UNA SERVILLETA DE PAPEL EN EL MENÚ
La experiencia mística, trascendental, sobrenatural del
comer en un Michelín se transforma en el descenso a los infiernos del hambre
rabiosa que requiere satisfacción, siquiera meramente psicológica. Comer lo que sea para
engañar el estómago vacío. Comer papel para general líquidos salivales que encubran
lo indigerible en entretenida espera de algún nabo perdido que llevarse a la
boca. No hace tanto. No muy lejos del lugar.
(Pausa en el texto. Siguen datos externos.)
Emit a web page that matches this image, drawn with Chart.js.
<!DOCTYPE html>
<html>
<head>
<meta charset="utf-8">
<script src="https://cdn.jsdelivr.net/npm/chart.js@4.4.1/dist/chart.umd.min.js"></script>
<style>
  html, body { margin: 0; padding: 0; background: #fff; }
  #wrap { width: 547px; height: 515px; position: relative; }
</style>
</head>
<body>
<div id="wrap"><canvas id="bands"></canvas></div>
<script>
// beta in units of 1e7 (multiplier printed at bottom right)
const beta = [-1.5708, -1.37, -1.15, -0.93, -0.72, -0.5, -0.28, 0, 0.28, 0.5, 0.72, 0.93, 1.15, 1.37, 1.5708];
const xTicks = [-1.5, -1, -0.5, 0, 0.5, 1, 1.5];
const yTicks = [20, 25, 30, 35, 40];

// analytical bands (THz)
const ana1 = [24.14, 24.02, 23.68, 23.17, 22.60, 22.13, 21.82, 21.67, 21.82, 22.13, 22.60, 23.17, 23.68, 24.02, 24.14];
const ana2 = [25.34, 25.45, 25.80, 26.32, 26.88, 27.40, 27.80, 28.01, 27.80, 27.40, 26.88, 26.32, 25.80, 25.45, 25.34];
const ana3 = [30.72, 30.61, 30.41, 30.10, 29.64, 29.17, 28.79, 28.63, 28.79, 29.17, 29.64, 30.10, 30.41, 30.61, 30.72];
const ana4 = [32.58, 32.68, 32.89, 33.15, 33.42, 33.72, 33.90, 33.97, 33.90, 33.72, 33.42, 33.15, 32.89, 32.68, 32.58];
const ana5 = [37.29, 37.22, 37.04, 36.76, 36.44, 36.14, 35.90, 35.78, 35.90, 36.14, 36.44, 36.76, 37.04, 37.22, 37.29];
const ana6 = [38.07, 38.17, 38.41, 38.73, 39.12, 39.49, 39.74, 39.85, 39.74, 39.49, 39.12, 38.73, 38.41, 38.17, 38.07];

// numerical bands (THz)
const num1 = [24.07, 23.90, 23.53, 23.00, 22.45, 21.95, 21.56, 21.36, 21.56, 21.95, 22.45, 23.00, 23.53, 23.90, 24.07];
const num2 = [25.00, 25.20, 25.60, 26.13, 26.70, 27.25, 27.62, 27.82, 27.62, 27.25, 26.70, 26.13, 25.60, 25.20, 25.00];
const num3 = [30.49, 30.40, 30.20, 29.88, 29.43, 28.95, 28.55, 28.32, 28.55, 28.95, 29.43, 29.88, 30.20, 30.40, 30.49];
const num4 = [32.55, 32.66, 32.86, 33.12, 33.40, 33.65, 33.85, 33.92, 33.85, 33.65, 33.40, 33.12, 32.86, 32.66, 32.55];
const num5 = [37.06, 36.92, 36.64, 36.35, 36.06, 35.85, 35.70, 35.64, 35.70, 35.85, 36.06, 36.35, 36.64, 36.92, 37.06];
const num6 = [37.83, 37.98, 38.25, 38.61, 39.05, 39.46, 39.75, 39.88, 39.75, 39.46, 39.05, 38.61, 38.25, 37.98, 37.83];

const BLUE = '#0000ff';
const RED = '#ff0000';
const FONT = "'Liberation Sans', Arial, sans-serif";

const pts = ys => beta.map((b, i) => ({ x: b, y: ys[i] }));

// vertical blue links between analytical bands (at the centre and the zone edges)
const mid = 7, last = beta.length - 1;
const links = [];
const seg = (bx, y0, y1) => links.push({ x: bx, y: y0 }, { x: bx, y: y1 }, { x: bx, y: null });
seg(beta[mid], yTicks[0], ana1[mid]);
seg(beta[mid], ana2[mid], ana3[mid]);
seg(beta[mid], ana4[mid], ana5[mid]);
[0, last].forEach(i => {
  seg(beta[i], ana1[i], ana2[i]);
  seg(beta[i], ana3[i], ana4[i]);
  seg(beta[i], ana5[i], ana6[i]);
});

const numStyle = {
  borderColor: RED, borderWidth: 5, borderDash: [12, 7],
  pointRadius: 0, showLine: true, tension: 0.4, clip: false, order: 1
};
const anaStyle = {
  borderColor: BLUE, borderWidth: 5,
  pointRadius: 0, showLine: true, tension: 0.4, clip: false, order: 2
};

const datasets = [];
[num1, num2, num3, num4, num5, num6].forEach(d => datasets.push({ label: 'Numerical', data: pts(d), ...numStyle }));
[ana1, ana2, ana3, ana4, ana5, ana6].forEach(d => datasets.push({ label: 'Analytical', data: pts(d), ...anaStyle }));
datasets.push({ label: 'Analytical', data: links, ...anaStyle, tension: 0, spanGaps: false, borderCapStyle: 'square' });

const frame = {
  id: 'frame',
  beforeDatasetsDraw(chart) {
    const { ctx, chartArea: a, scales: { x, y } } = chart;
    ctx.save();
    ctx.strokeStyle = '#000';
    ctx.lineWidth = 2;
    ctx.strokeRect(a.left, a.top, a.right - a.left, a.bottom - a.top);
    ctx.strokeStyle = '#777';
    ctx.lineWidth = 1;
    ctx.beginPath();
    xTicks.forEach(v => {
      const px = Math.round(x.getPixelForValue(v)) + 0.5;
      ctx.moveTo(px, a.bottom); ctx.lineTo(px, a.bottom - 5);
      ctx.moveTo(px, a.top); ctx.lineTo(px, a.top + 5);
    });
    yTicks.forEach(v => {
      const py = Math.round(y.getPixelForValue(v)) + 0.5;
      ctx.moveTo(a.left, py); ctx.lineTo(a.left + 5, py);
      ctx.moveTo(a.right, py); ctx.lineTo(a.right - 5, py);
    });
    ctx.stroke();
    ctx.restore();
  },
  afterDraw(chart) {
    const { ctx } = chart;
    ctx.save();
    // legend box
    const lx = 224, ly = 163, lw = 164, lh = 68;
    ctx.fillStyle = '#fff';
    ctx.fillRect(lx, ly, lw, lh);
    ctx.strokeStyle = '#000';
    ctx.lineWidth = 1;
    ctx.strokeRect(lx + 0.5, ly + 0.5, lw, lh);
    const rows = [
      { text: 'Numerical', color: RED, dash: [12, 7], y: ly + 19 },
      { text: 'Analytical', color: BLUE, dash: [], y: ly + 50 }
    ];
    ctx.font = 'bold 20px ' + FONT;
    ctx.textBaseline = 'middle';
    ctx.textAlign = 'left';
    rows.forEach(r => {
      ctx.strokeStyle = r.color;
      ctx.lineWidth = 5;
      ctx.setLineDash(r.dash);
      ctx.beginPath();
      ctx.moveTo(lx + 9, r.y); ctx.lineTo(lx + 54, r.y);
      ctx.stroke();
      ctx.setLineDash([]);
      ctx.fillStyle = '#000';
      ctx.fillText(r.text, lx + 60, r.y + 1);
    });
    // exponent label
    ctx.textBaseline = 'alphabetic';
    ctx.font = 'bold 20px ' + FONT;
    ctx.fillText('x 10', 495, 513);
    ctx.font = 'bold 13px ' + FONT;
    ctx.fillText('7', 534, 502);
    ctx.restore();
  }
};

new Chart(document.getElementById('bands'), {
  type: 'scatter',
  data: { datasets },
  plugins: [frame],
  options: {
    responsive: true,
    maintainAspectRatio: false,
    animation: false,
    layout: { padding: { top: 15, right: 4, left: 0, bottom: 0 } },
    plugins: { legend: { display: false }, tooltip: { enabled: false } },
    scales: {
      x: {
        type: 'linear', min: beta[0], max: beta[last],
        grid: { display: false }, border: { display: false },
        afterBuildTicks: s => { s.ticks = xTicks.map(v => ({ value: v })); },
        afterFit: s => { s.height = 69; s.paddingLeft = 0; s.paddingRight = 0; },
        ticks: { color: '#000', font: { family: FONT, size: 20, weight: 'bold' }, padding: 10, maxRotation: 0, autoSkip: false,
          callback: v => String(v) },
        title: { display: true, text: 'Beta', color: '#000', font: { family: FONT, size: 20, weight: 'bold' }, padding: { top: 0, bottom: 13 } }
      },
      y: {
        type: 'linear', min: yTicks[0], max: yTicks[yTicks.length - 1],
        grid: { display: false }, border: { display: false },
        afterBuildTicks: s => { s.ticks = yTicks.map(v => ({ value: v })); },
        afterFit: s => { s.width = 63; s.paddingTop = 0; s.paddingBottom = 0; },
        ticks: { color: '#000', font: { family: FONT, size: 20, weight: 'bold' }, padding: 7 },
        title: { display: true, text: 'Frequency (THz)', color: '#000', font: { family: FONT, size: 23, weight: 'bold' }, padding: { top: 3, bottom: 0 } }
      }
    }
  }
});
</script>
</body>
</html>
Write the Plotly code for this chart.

Digerir celulosa como hacen
algunos animales que literalmente, si les dejan, se comen bibliotecas enteras.
A doscientos euros el cubierto, en un entorno de hipócrita
zalamería y falsa simpatía, algo hay que inventar que ayude a soportar tanta
afectación. Empalagosas presentaciones de “deconstrucciones” alimentarias irreconocibles
en extraños soportes que ni por aproximación se parecen a platos tradicionales.
Creatividad culinaria para satisfacer a desconocidos inspectores de la guía
mundial de la estupidez elevada al rango insufrible de la gastronomía esotérica,
extraterrestre, gastronomía astronómica que ha dejado de ser de este mundo,
solo apta para pedantes ideológicos de todo el espectro político incapaces de
reconocer que el rey está desnudo.
Pasados ya, no hace tanto, los años del hambre, resuenan
aquellas palabras de los viejos del lugar que se resistían a acudir a restaurantes
de la nueva cocina: “a quién se le ocurre pagar tanto dinero cuando en casa
puedo comer lo mismo sin gastar más que la décima parte”.
Comer para vivir, no vivir para comer.